A 69-year-old Japanese man injured in a traffic accident died after paramedics spent more than an hour negotiating with 14 hospitals before one admitted him, a fire department official said Wednesday.
The man, whose bicycle collided with a motorcycle in the western city of Itami, waited at the scene in an ambulance because the hospitals said they could not accept him, citing a lack of specialists, equipment, beds and staff, according to Mitsuhisa Ikemoto. One of the 14 finally admitted the man when the paramedics called it for a second time.
It was the latest in a string of recent cases in Japan in which patients were denied treatment, underscoring the country’s health care woes that include a shortage of doctors.
The man, who suffered head and back injuries, initially showed stable vital signs, but his condition gradually deteriorated. He died from hemorrhagic shock about an hour and half after arriving at the hospital, Ikemoto said. Hemorrhagic shock occurs when cells do not receive enough oxygen and nutrients to function.
Ikemoto said the victim might have survived if a hospital accepted him more quickly. “I wish hospitals are more willing to take patients, but they have their own reasons, too,” he said.
The death prompted the city to issue a directive ordering paramedics to better coordinate with an emergency call centre so patients can find a hospital within 15 minutes.
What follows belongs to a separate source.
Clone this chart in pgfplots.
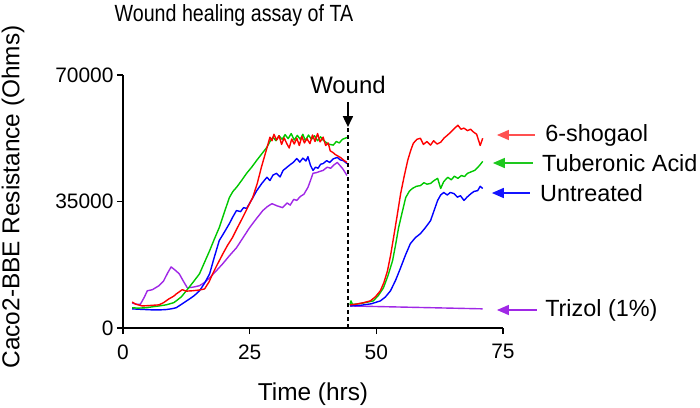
\documentclass[border=0pt]{standalone}
\usepackage{pgfplots}
\pgfplotsset{compat=1.18}
\usepackage{fontspec}
\setmainfont{Liberation Sans}
\usetikzlibrary{arrows.meta}
\definecolor{cred}{RGB}{255,0,0}
\definecolor{cgreen}{RGB}{0,200,0}
\definecolor{cblue}{RGB}{0,0,255}
\definecolor{cpurple}{RGB}{160,40,230}
\definecolor{ared}{RGB}{255,80,80}
\definecolor{agreen}{RGB}{30,200,30}
\definecolor{ablue}{RGB}{20,20,255}
\definecolor{apurple}{RGB}{160,40,230}
\begin{document}
\begin{tikzpicture}
\begin{axis}[
  scale only axis, width=380bp, height=253bp,
  xmin=0, xmax=75, ymin=0, ymax=70000,
  axis lines=left,
  axis line style={black, line width=1.8bp, -},
  xtick={0,25,50,75}, ytick={0,35000,70000},
  tick align=outside, major tick length=6bp,
  tick style={black, line width=1.6bp},
  scaled y ticks=false,
  yticklabel style={/pgf/number format/1000 sep={}},
  xticklabel style={yshift=-7bp},
  /pgf/number format/assume math mode=true,
  tick label style={font=\fontsize{21}{24}\selectfont},
  xlabel={Time (hrs)},
  ylabel={Caco2-BBE Resistance (Ohms)},
  label style={font=\fontsize{24.5}{28}\selectfont},
  xlabel style={at={(axis description cs:0.5,-0.26)}, anchor=center},
  ylabel style={at={(axis description cs:-0.289,0.518)}, anchor=center},
  clip=false,
  every axis plot/.append style={no marks, line width=1.4bp, line join=round},
]
% Trizol
\addplot[cpurple] coordinates {
(1.8,6900) (2.6,6600) (3.4,6500) (4.2,8500) (4.8,10300) (5.8,10600) (7.1,11700) (8,13000) (8.8,15200) (9.5,16900) (10.3,16000) (11.1,15000) (11.9,13000) (12.7,11100) (13.8,11300) (15.1,11700) (16.1,12600) (17.1,13900) (18.4,15800) (19.7,17800) (21,20000) (22.4,22200) (23.7,25000) (25,27800) (26.3,30200) (27.6,32500) (28.5,33600) (29.4,34400) (30.4,33800) (31.5,33300) (32.4,34600) (33,34000) (33.7,35600) (34.3,35300) (35,36400) (35.7,37000) (36.5,38900) (37,40800) (37.5,42800) (38.2,43000) (39,43400) (39.5,43600) (40.3,44500) (41,44200) (41.7,45200) (42.3,45800) (42.8,45000) (43.4,44000) (44.2,42200)
};
\addplot[cpurple] coordinates {(44.8,6100) (58,5700) (71,5300)};
% Untreated
\addplot[cblue] coordinates {
(1.8,5300) (3,5200) (4.5,5100) (6,5000) (7.1,5000) (8.5,5100) (9.5,5300) (10.5,5600) (11.8,6800) (13.1,8000) (14.1,9000) (15.1,10300) (16.1,12400) (17.1,15000) (18,19500) (19,24200) (20,26500) (21,28900) (21.7,30800) (22.4,32500) (23.2,32200) (23.8,33300) (24.4,33100) (25.4,35500) (26.4,38000) (27.4,40000) (28.4,41700) (29,40800) (29.6,42300) (30.3,42800) (31,41800) (31.6,43600) (32.3,44400) (33,45200) (33.6,45800) (34.3,46900) (34.9,45900) (35.5,47000) (36.1,46200) (36.5,47400) (37,45000) (37.5,43600) (38,44500) (38.5,44200) (39,45300) (39.5,45500) (40.2,46300) (40.8,45800) (41.5,46800) (42.3,47200) (42.9,46500) (43.5,46300) (44.2,45500)
};
\addplot[cblue] coordinates {
(44.8,6100) (47,6300) (49,6700) (50.8,7500) (51.8,8600) (52.8,10300) (53.8,13200) (54.8,16700) (55.7,20000) (56.7,23300) (57.7,25000) (58.7,26100) (59.7,27800) (60.7,29700) (61.4,32500) (62.1,35300) (62.7,36800) (63.3,37500) (64,36800) (64.6,37500) (65.3,37200) (66,36200) (66.6,36600) (67.3,35300) (67.9,36200) (68.7,37200) (69.3,37800) (70,38000) (70.5,39200) (71,38600)
};
% Tuberonic Acid
\addplot[cgreen] coordinates {
(1.8,5600) (3,5500) (4.5,5600) (6,5900) (7.1,6100) (8.5,6400) (10,7000) (10.5,7500) (11.5,8600) (12.5,10300) (13.8,12600) (15.1,15000) (16.1,18200) (17.1,21400) (18,24500) (19,27800) (20,32000) (21,36100) (21.7,37800) (22.4,38900) (23.4,40800) (24.4,42800) (25.4,44500) (26.4,46400) (27.4,48200) (28.4,50000) (29,51600) (29.6,52800) (30.2,51800) (30.8,53200) (31.4,52200) (32,53500) (32.6,52400) (33.2,53800) (33.8,52000) (34.4,53300) (35,52200) (35.5,53600) (36,51800) (36.6,53400) (37.2,52200) (37.8,53200) (38.4,51800) (39,52900) (39.5,52000) (40.2,51200) (40.8,50800) (41.5,50600) (42.1,51600) (42.7,51200) (43.3,52200) (44.2,52700)
};
\addplot[cgreen] coordinates {
(44.8,6400) (45,7500) (45.3,6500) (47,6800) (49.4,7500) (50.4,9000) (51.4,11100) (52.3,14500) (53.2,18600) (53.8,23000) (54.4,27800) (55.1,32000) (55.8,36100) (56.5,37800) (57.1,38600) (57.9,39200) (58.7,39400) (59.4,40200) (60,39800) (60.7,40000) (61.4,40800) (62.1,41400) (62.7,38600) (63.3,40500) (64.1,41700) (64.8,41000) (65.4,42000) (66.1,41400) (66.8,42200) (67.4,41900) (68,42800) (68.7,43200) (69.4,43600) (70,44400) (70.5,45200) (71,46100)
};
% 6-shogaol
\addplot[cred] coordinates {
(1.8,7200) (2.5,6600) (3.8,6100) (5,6200) (6,6300) (7.1,6400) (8,7000) (9,8000) (10,8800) (10.5,9400) (11.7,10600) (12.5,10200) (13.7,10300) (15,10500) (16.1,10800) (17,12800) (17.7,15000) (18.7,17800) (19.7,20500) (20.6,22800) (21.6,25000) (22.6,27800) (23.6,30500) (24.6,33300) (25.6,36100) (26.5,40000) (27.3,44400) (28.2,48800) (29,52800) (29.4,51800) (29.8,53600) (30.3,52000) (30.8,53200) (31.3,50800) (31.8,52600) (32.3,51100) (32.8,49800) (33.3,52300) (33.8,50900) (34.3,52500) (34.8,50500) (35.3,53000) (35.8,51200) (36.3,52400) (36.9,51000) (37.4,53400) (37.9,51600) (38.4,53800) (38.9,51500) (39.5,52800) (40,50500) (40.5,51200) (40.9,49000) (41.4,48600) (41.9,48000) (42.4,47600) (42.9,47200) (43.5,46500) (44.2,45800)
};
\addplot[cred] coordinates {
(44.8,6400) (46,6600) (47.5,7000) (48.8,7500) (49.8,8600) (50.8,10300) (51.5,12600) (52.2,15800) (52.8,20000) (53.4,25000) (54.1,31000) (54.8,37200) (55.5,42000) (56.2,46400) (56.8,49200) (57.3,51100) (58,52200) (58.7,52500) (59.3,50800) (60,51600) (60.7,50600) (61.3,51800) (62,50900) (62.7,51400) (63.4,52600) (64,53300) (64.7,54200) (65.4,55200) (66.1,56100) (66.7,55000) (67.3,55300) (68,54600) (68.6,55000) (69.2,54200) (69.8,53600) (70.5,50500) (71,52500)
};
% title
\node[anchor=center] at (axis description cs:0.292,1.237) {\scalebox{0.84}[1]{\fontsize{23.5}{28}\selectfont Wound healing assay of TA}};
% wound marker
\draw[black, line width=1.8bp, dash pattern=on 4bp off 3bp] (axis cs:44.4,0) -- (axis cs:44.4,55600);
\draw[black, line width=1.8bp, -{Triangle[length=11bp,width=10bp]}] (axis cs:44.4,62500) -- (axis cs:44.4,55600);
\node[font=\fontsize{24}{28}\selectfont, anchor=center] at (axis cs:44.4,67200) {Wound};
% right-hand annotations
\draw[ared, line width=1.5bp, -{Triangle[length=12bp,width=10bp]}] (axis cs:81.3,53400) -- (axis cs:73.8,53400);
\node[font=\fontsize{23.5}{28}\selectfont, anchor=west, inner sep=0pt] at (axis cs:83.3,53400) {6-shogaol};
\draw[agreen, line width=1.5bp, -{Triangle[length=12bp,width=10bp]}] (axis cs:80.9,45650) -- (axis cs:73.0,45650);
\node[font=\fontsize{23.5}{28}\selectfont, anchor=west, inner sep=0pt] at (axis cs:82.7,45650) {Tuberonic Acid};
\draw[ablue, line width=1.5bp, -{Triangle[length=12bp,width=10bp]}] (axis cs:80.3,37350) -- (axis cs:72.8,37350);
\node[font=\fontsize{23.5}{28}\selectfont, anchor=west, inner sep=0pt] at (axis cs:82.3,37350) {Untreated};
\draw[apurple, line width=1.5bp, -{Triangle[length=12bp,width=10bp]}] (axis cs:81.7,4980) -- (axis cs:73.8,4980);
\node[font=\fontsize{23.5}{28}\selectfont, anchor=west, inner sep=0pt] at (axis cs:83.3,4980) {Trizol (1\%)};
\end{axis}
\pgfresetboundingbox
\path[use as bounding box] (-123bp,-80bp) rectangle (577bp,328bp);
\end{tikzpicture}
\end{document}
But hospitals still cannot be punished for turning away patients if they are already full.
The motorcyclist involved in the January 20 accident was hurt too and was also denied medical care by two hospitals before one accepted him, Ikemoto said. He was recovering from his injuries.
More than 14,000 emergency patients were rejected at least three times by Japanese hospitals before getting treatment in 2007, according to the latest government survey. In the worst case, a woman in her 70s with a breathing problem was rejected 49 times in Tokyo.